Charts and diagrams as code:
※

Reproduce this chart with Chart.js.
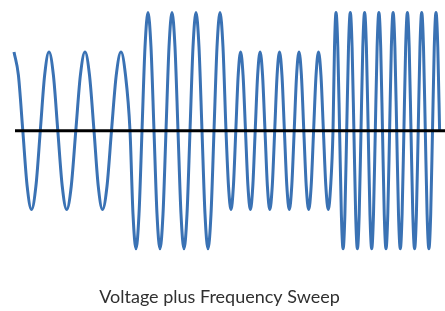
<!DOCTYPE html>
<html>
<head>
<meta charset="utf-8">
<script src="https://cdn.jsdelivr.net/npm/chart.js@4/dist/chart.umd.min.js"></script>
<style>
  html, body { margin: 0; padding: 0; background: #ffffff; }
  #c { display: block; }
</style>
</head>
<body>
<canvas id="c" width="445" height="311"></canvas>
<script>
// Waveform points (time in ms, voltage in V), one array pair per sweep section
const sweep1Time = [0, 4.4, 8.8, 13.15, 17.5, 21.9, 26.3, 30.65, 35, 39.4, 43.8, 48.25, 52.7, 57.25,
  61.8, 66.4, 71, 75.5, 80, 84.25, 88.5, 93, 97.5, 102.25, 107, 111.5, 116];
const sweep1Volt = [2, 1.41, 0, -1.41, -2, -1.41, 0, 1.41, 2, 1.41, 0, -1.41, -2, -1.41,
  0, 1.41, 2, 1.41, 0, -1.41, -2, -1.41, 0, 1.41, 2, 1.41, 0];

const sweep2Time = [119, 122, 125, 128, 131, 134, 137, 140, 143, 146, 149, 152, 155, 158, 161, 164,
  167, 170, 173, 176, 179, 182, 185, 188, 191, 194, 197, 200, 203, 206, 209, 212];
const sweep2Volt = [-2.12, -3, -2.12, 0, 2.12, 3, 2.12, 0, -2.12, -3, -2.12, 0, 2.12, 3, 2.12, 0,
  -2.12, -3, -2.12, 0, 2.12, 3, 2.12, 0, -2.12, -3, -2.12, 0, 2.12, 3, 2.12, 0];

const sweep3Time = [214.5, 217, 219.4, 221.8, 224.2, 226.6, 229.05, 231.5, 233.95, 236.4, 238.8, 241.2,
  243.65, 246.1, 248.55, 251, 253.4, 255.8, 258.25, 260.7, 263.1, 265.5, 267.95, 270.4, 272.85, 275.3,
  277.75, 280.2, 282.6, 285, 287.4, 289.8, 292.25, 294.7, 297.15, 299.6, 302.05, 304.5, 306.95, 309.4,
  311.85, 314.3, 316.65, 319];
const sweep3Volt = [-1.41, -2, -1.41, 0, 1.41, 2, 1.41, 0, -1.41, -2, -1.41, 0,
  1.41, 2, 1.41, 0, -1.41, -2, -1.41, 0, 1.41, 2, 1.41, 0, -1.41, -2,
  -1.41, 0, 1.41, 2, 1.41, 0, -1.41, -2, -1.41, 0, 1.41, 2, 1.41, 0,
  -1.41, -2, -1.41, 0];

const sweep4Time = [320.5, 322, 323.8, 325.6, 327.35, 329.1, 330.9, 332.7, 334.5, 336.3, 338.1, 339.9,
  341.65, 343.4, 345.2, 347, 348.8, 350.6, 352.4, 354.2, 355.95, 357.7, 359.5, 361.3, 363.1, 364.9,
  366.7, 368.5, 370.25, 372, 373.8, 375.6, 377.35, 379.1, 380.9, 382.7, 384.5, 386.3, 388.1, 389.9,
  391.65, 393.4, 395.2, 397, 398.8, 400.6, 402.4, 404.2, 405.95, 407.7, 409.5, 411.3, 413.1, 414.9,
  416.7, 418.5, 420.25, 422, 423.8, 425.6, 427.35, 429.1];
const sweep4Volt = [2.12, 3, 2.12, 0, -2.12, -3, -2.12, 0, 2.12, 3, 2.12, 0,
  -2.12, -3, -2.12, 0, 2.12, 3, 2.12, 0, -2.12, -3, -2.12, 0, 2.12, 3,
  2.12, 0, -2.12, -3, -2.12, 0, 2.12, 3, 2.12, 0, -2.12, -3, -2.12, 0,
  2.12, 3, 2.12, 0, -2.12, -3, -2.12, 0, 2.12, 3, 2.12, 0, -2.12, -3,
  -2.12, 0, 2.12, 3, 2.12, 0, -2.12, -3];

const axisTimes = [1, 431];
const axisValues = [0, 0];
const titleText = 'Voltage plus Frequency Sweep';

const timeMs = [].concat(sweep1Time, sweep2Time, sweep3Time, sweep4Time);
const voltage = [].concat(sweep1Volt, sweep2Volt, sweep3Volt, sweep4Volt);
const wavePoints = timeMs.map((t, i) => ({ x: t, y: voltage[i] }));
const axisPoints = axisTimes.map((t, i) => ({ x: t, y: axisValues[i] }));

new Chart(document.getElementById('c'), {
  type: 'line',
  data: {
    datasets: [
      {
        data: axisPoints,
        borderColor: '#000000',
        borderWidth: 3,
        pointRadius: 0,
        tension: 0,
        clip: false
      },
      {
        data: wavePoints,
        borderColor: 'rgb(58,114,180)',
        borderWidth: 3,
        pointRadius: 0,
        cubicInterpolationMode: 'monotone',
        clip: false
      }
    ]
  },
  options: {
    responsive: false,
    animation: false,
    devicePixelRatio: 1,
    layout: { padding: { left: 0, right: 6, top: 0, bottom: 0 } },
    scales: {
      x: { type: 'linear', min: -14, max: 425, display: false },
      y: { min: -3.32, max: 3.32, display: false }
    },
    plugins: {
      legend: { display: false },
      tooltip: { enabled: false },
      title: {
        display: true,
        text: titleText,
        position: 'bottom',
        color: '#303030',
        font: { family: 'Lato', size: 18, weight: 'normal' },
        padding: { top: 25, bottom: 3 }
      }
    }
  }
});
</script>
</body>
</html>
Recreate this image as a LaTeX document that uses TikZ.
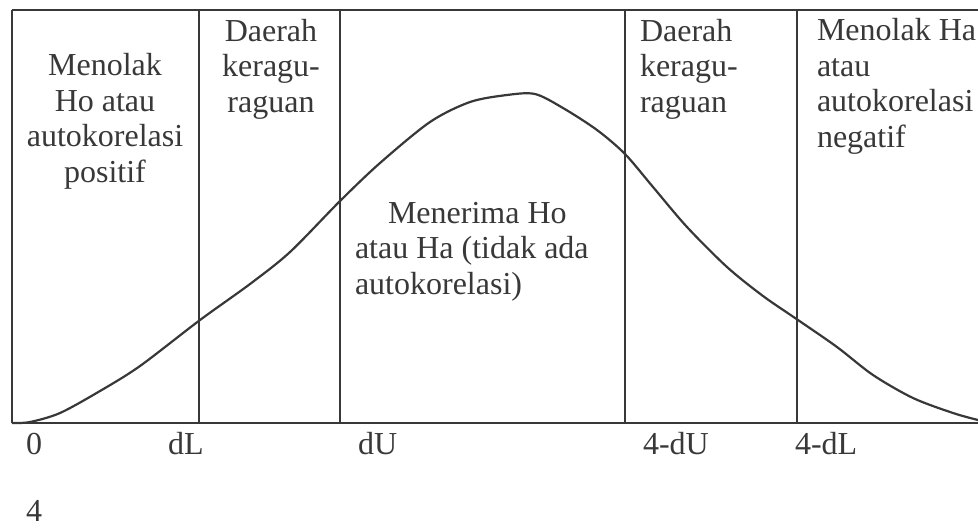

※

--- Task statement ---
Copy every line of the listing where the word "this" appears.

--- Problem solution ---
Reproduce this chart with Chart.js.
Recreate this image as a LaTeX document that uses TikZ.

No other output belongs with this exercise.